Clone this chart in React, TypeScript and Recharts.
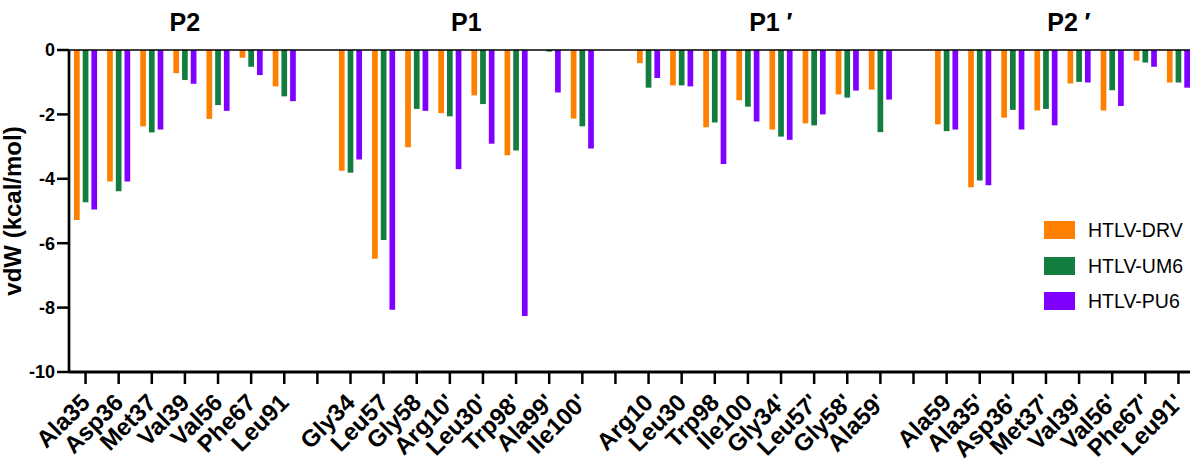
import React from 'react';
import { BarChart, Bar, XAxis, YAxis, ReferenceLine, ReferenceArea, Legend } from 'recharts';

const categories = [
  'Ala35', 'Asp36', 'Met37', 'Val39', 'Val56', 'Phe67', 'Leu91',
  'gap1',
  'Gly34', 'Leu57', 'Gly58', "Arg10'", "Leu30'", "Trp98'", "Ala99'", "Ile100'",
  'gap2',
  'Arg10', 'Leu30', 'Trp98', 'Ile100', "Gly34'", "Leu57'", "Gly58'", "Ala59'",
  'gap3',
  'Ala59', "Ala35'", "Asp36'", "Met37'", "Val39'", "Val56'", "Phe67'", "Leu91'",
];

const drvValues = [
  -5.28, -4.08, -2.37, -0.72, -2.14, -0.24, -1.13,
  null,
  -3.75, -6.48, -3.02, -1.96, -1.41, -3.27, 0, -2.13,
  null,
  -0.41, -1.10, -2.40, -1.56, -2.47, -2.28, -1.38, -1.23,
  null,
  -2.31, -4.26, -2.10, -1.88, -1.04, -1.88, -0.33, -1.01,
];

const um6Values = [
  -4.73, -4.39, -2.56, -0.93, -1.71, -0.52, -1.44,
  null,
  -3.81, -5.90, -1.83, -2.06, -1.68, -3.12, -0.05, -2.37,
  null,
  -1.17, -1.10, -2.25, -1.76, -2.69, -2.34, -1.48, -2.55,
  null,
  -2.52, -4.05, -1.86, -1.83, -0.99, -1.25, -0.39, -1.01,
];

const pu6Values = [
  -4.95, -4.08, -2.47, -1.05, -1.89, -0.78, -1.59,
  null,
  -3.40, -8.07, -1.89, -3.70, -2.91, -8.26, -1.32, -3.06,
  null,
  -0.87, -1.13, -3.54, -2.22, -2.79, -2.00, -1.26, -1.54,
  null,
  -2.47, -4.20, -2.47, -2.34, -1.01, -1.74, -0.52, -1.17,
];

const yTicks = [0, -2, -4, -6, -8, -10];

const groupTitles = ['P2', 'P1', 'P1′', 'P2′'];
const groupFirst = ['Ala35', 'Gly34', 'Arg10', 'Ala59'];
const groupLast = ['Leu91', "Ile100'", "Ala59'", "Leu91'"];

const seriesKeys = ['drv', 'um6', 'pu6'];
const seriesNames = ['HTLV-DRV', 'HTLV-UM6', 'HTLV-PU6'];
const seriesColors = ['#FF8000', '#127D3F', '#8000FF'];

const data = categories.map((c, i) => ({
  name: c,
  drv: drvValues[i],
  um6: um6Values[i],
  pu6: pu6Values[i],
}));

const FONT = "'Liberation Sans', Arial, Helvetica, sans-serif";

const XTick = (props: any) => {
  const { x, y, payload } = props;
  const v = String(payload.value);
  if (v.startsWith('gap')) return <g />;
  const ax = x + 6;
  const ay = y + 18;
  return (
    <text
      x={ax}
      y={ay}
      transform={`rotate(-45, ${ax}, ${ay})`}
      textAnchor="end"
      fontFamily={FONT}
      fontWeight="bold"
      fontSize={24}
      fill="#000"
    >
      {v}
    </text>
  );
};

const TitleLabel = (props: any) => {
  const { viewBox, value } = props;
  if (!viewBox) return null;
  const cx = viewBox.x + viewBox.width / 2;
  const y = viewBox.y - 19;
  const text = String(value);
  const hasPrime = text.includes('′');
  const base = text.replace('′', '');
  return (
    <g>
      <text x={cx} y={y} textAnchor="middle" fontFamily={FONT} fontWeight="bold" fontSize={25} fill="#000">
        {base}
      </text>
      {hasPrime && (
        <text x={cx + 22} y={y} textAnchor="start" fontFamily={FONT} fontWeight="bold" fontSize={25} fill="#000">
          ′
        </text>
      )}
    </g>
  );
};

const LegendContent = () => (
  <div style={{ fontFamily: FONT }}>
    {seriesNames.map((n, i) => (
      <div key={n} style={{ display: 'flex', alignItems: 'center', height: 18, marginBottom: 17.5 }}>
        <div style={{ width: 31, height: 18, background: seriesColors[i] }} />
        <span style={{ marginLeft: 13, fontSize: 19.5, lineHeight: '18px', color: '#000' }}>{n}</span>
      </div>
    ))}
  </div>
);

export default function App() {
  return (
    <div
      style={{
        position: 'fixed',
        left: 0,
        top: 0,
        width: 1190,
        height: 466,
        overflow: 'hidden',
        background: '#fff',
      }}
    >
      <BarChart
        width={1200}
        height={466}
        data={data}
        margin={{ top: 50, right: 5, bottom: 0, left: 0 }}
        barGap={3}
      >
        <XAxis
          dataKey="name"
          interval={0}
          height={94}
          tickSize={12}
          axisLine={{ stroke: '#000', strokeWidth: 3 }}
          tickLine={{ stroke: '#000', strokeWidth: 2.5 }}
          tick={<XTick />}
        />
        <YAxis
          width={69}
          domain={[-10, 0]}
          ticks={yTicks}
          interval={0}
          tickSize={12}
          axisLine={{ stroke: '#000', strokeWidth: 2.7 }}
          tickLine={{ stroke: '#000', strokeWidth: 2.5 }}
          tick={{ fill: '#000', fontSize: 18, fontWeight: 'bold', fontFamily: FONT }}
          label={{
            value: 'vdW (kcal/mol)',
            angle: -90,
            position: 'insideLeft',
            offset: 12,
            style: { textAnchor: 'middle', fontFamily: FONT, fontWeight: 'bold', fontSize: 24, fill: '#000' },
          }}
        />
        {groupTitles.map((t, i) => (
          <ReferenceArea
            key={t}
            x1={groupFirst[i]}
            x2={groupLast[i]}
            fill="none"
            fillOpacity={0}
            stroke="none"
            label={{ value: t, content: TitleLabel }}
          />
        ))}
        {seriesKeys.map((k, i) => (
          <Bar
            key={k}
            dataKey={k}
            name={seriesNames[i]}
            fill={seriesColors[i]}
            barSize={5.7}
            isAnimationActive={false}
          />
        ))}
        <ReferenceLine y={0} stroke="#000" strokeWidth={1.5} />
        <Legend
          layout="vertical"
          align="center"
          verticalAlign="middle"
          wrapperStyle={{ left: 1044, top: 221, width: 150 }}
          content={<LegendContent />}
        />
      </BarChart>
    </div>
  );
}
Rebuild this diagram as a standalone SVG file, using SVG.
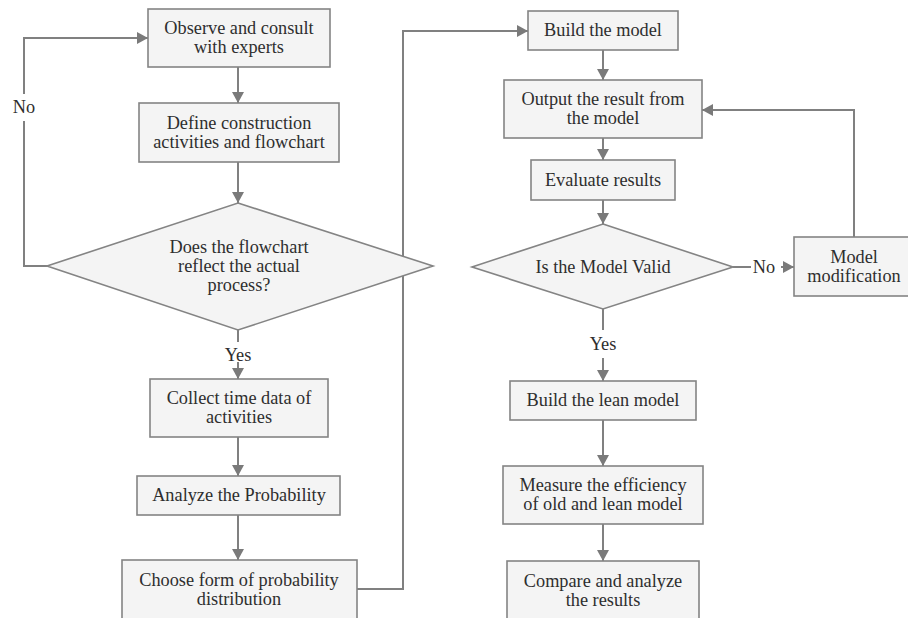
<svg xmlns="http://www.w3.org/2000/svg" width="908" height="618" viewBox="0 0 908 618">
  <style>
    .box { fill: #f4f4f4; stroke: #848484; stroke-width: 1.6; }
    .txt { font-family: "Liberation Serif", "Times New Roman", serif; font-size: 18.3px; fill: #2e2e2e; text-anchor: middle; }
    .conn { fill: none; stroke: #808080; stroke-width: 2; }
    .arr { marker-end: url(#head); }
  </style>
  <defs>
    <marker id="head" markerUnits="userSpaceOnUse" markerWidth="12" markerHeight="12" refX="11" refY="6" orient="auto">
      <path d="M0,0 L11,6 L0,12 Z" fill="#7a7a7a"/>
    </marker>
  </defs>
  <rect width="908" height="618" fill="#ffffff"/>

  <!-- connectors -->
  <g id="connectors">
    <path class="conn arr" d="M238,67 V103"/>
    <path class="conn arr" d="M238,162 V203"/>
    <path class="conn" d="M238,330 V342"/>
    <path class="conn arr" d="M238,362 V379"/>
    <path class="conn arr" d="M238,437 V476"/>
    <path class="conn arr" d="M238,515 V560"/>
    <path class="conn" d="M47,266 H24 V121"/>
    <path class="conn arr" d="M24,94 V38 H148"/>
    <path class="conn arr" d="M357,589 H403 V31 H528"/>
    <path class="conn arr" d="M603,50 V80"/>
    <path class="conn arr" d="M603,138 V160"/>
    <path class="conn arr" d="M603,200 V224"/>
    <path class="conn" d="M603,309 V330"/>
    <path class="conn arr" d="M603,358 V381"/>
    <path class="conn arr" d="M603,420 V466"/>
    <path class="conn arr" d="M603,524 V561"/>
    <path class="conn" d="M733,267 H751"/>
    <path class="conn arr" d="M781,267 H794"/>
    <path class="conn arr" d="M854,237 V110 H702"/>
    <text class="txt" x="24" y="113">No</text>
    <text class="txt" x="238" y="361">Yes</text>
    <text class="txt" x="764" y="273">No</text>
    <text class="txt" x="603" y="350">Yes</text>
  </g>

  <!-- left column -->
  <g id="observe">
    <rect class="box" x="148" y="9" width="182" height="58"/>
    <text class="txt" x="239" y="34">Observe and consult</text>
    <text class="txt" x="239" y="53">with experts</text>
  </g>
  <g id="define">
    <rect class="box" x="139" y="103" width="200" height="59"/>
    <text class="txt" x="239" y="129">Define construction</text>
    <text class="txt" x="239" y="148">activities and flowchart</text>
  </g>
  <g id="check-flowchart">
    <polygon class="box" points="238,203 433,266 238,330 47,266"/>
    <text class="txt" x="239" y="253">Does the flowchart</text>
    <text class="txt" x="239" y="272">reflect the actual</text>
    <text class="txt" x="239" y="291">process?</text>
  </g>
  <g id="collect">
    <rect class="box" x="150" y="379" width="178" height="58"/>
    <text class="txt" x="239" y="404">Collect time data of</text>
    <text class="txt" x="239" y="423">activities</text>
  </g>
  <g id="analyze">
    <rect class="box" x="137" y="476" width="203" height="39"/>
    <text class="txt" x="239" y="501">Analyze the Probability</text>
  </g>
  <g id="choose">
    <rect class="box" x="122" y="560" width="235" height="60"/>
    <text class="txt" x="239" y="586">Choose form of probability</text>
    <text class="txt" x="239" y="605">distribution</text>
  </g>

  <!-- right column -->
  <g id="build">
    <rect class="box" x="528" y="11" width="150" height="39"/>
    <text class="txt" x="603" y="36">Build the model</text>
  </g>
  <g id="output">
    <rect class="box" x="504" y="80" width="198" height="58"/>
    <text class="txt" x="603" y="105">Output the result from</text>
    <text class="txt" x="603" y="124">the model</text>
  </g>
  <g id="evaluate">
    <rect class="box" x="531" y="160" width="144" height="40"/>
    <text class="txt" x="603" y="186">Evaluate results</text>
  </g>
  <g id="valid">
    <polygon class="box" points="603,224 733,267 603,309 472,267"/>
    <text class="txt" x="603" y="273">Is the Model Valid</text>
  </g>
  <g id="modify">
    <rect class="box" x="794" y="237" width="122" height="59"/>
    <text class="txt" x="854" y="263">Model</text>
    <text class="txt" x="854" y="282">modification</text>
  </g>
  <g id="lean">
    <rect class="box" x="510" y="381" width="186" height="39"/>
    <text class="txt" x="603" y="406">Build the lean model</text>
  </g>
  <g id="measure">
    <rect class="box" x="503" y="466" width="200" height="58"/>
    <text class="txt" x="603" y="491">Measure the efficiency</text>
    <text class="txt" x="603" y="510">of old and lean model</text>
  </g>
  <g id="compare">
    <rect class="box" x="507" y="561" width="192" height="60"/>
    <text class="txt" x="603" y="587">Compare and analyze</text>
    <text class="txt" x="603" y="606">the results</text>
  </g>
</svg>
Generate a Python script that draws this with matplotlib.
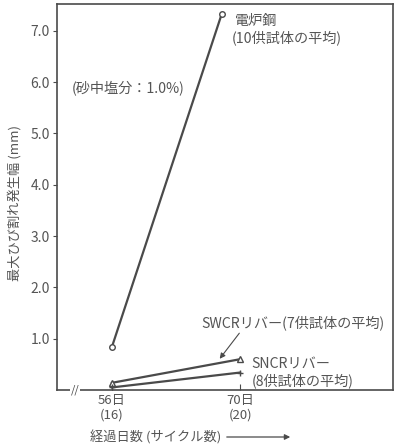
import matplotlib.pyplot as plt
import matplotlib as mpl
mpl.rcParams['font.family'] = ['Noto Sans CJK JP', 'DejaVu Sans']

# data
days_furnace = [56, 68]
crack_furnace = [0.84, 7.33]
days_swcr = [56, 70]
crack_swcr = [0.14, 0.60]
days_sncr = [56, 70]
crack_sncr = [0.05, 0.34]
yticks = [1.0, 2.0, 3.0, 4.0, 5.0, 6.0, 7.0]
xticks = [56, 70]
xticklabels = ['56日\n(16)', '70日\n(20)']

ink = '#4a4a4a'
txt = '#555555'
fs = 10.2

fig = plt.figure(figsize=(3.94, 4.47), dpi=100)
ax = fig.add_axes([57 / 394, 1 - 390 / 447, 336 / 394, 386 / 447])

ax.plot(days_furnace, crack_furnace, color=ink, lw=1.6, marker='o', ms=4,
        mfc='white', mec=ink, mew=1.0)
ax.plot(days_swcr, crack_swcr, color=ink, lw=1.6, marker='^', ms=4,
        mfc='white', mec=ink, mew=1.0)
ax.plot(days_sncr, crack_sncr, color=ink, lw=1.6, marker='+', ms=5,
        mec=ink, mew=1.0)

ax.set_xlim(50, 86.7)
ax.set_ylim(0, 7.52)
ax.set_yticks(yticks)
ax.set_yticklabels(['%.1f' % v for v in yticks], color=txt, fontsize=10)
ax.set_xticks(xticks)
ax.set_xticklabels(xticklabels, color=txt, fontsize=9.5, linespacing=1.15)
ax.tick_params(axis='y', direction='out', length=3, color=ink, pad=2)
ax.tick_params(axis='x', direction='in', length=4, color=ink, pad=3)
for s in ax.spines.values():
    s.set_color(ink)
    s.set_linewidth(1.2)

# break mark on x axis
ax.text(52.0, 0, '//', ha='center', va='center', fontsize=8, color=ink,
        style='italic', transform=ax.transData,
        bbox=dict(fc='white', ec='none', pad=0.5))

ax.text(235 / 394, 1 - 21 / 447, '電炉鋼', transform=fig.transFigure,
        ha='left', va='center', fontsize=fs, color=txt)
ax.text(232 / 394, 1 - 38 / 447, '(10供試体の平均)', transform=fig.transFigure,
        ha='left', va='center', fontsize=fs, color=txt)
ax.text(72 / 394, 1 - 89 / 447, '(砂中塩分：1.0%)', transform=fig.transFigure,
        ha='left', va='center', fontsize=fs, color=txt)
ax.text(201 / 394, 1 - 323 / 447, 'SWCRリバー(7供試体の平均)',
        transform=fig.transFigure, ha='left', va='center', fontsize=fs, color=txt)
ax.text(251 / 394, 1 - 364 / 447, 'SNCRリバー', transform=fig.transFigure,
        ha='left', va='center', fontsize=fs, color=txt)
ax.text(252 / 394, 1 - 381 / 447, '(8供試体の平均)', transform=fig.transFigure,
        ha='left', va='center', fontsize=fs, color=txt)
ax.annotate('', xy=(218 / 394, 1 - 361 / 447), xytext=(241 / 394, 1 - 331 / 447),
            xycoords='figure fraction', textcoords='figure fraction',
            arrowprops=dict(arrowstyle='-|>', color=ink, lw=0.8,
                            mutation_scale=8))

fig.text(15 / 394, 1 - 203 / 447, '最大ひび割れ発生幅 (mm)', rotation=90,
         ha='center', va='center', fontsize=9.5, color=txt)
fig.text(90 / 394, 1 - 437 / 447, '経過日数 (サイクル数)', ha='left',
         va='center', fontsize=9.5, color=txt)
ax.annotate('', xy=(293 / 394, 1 - 437 / 447), xytext=(224 / 394, 1 - 437 / 447),
            xycoords='figure fraction', textcoords='figure fraction',
            arrowprops=dict(arrowstyle='-|>', color=ink, lw=0.9,
                            mutation_scale=8))

fig.savefig('out.png', dpi=100)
===
> The problem: Copy nothing but the lines from the top of the data down to the line containing "ReferenceLine, ReferenceArea, Legend", and leave the pictures out.

> Answer to this task:
Clone this chart in React, TypeScript and Recharts.
import React from 'react';
import { BarChart, Bar, XAxis, YAxis, ReferenceLine, ReferenceArea, Legend } from 'recharts';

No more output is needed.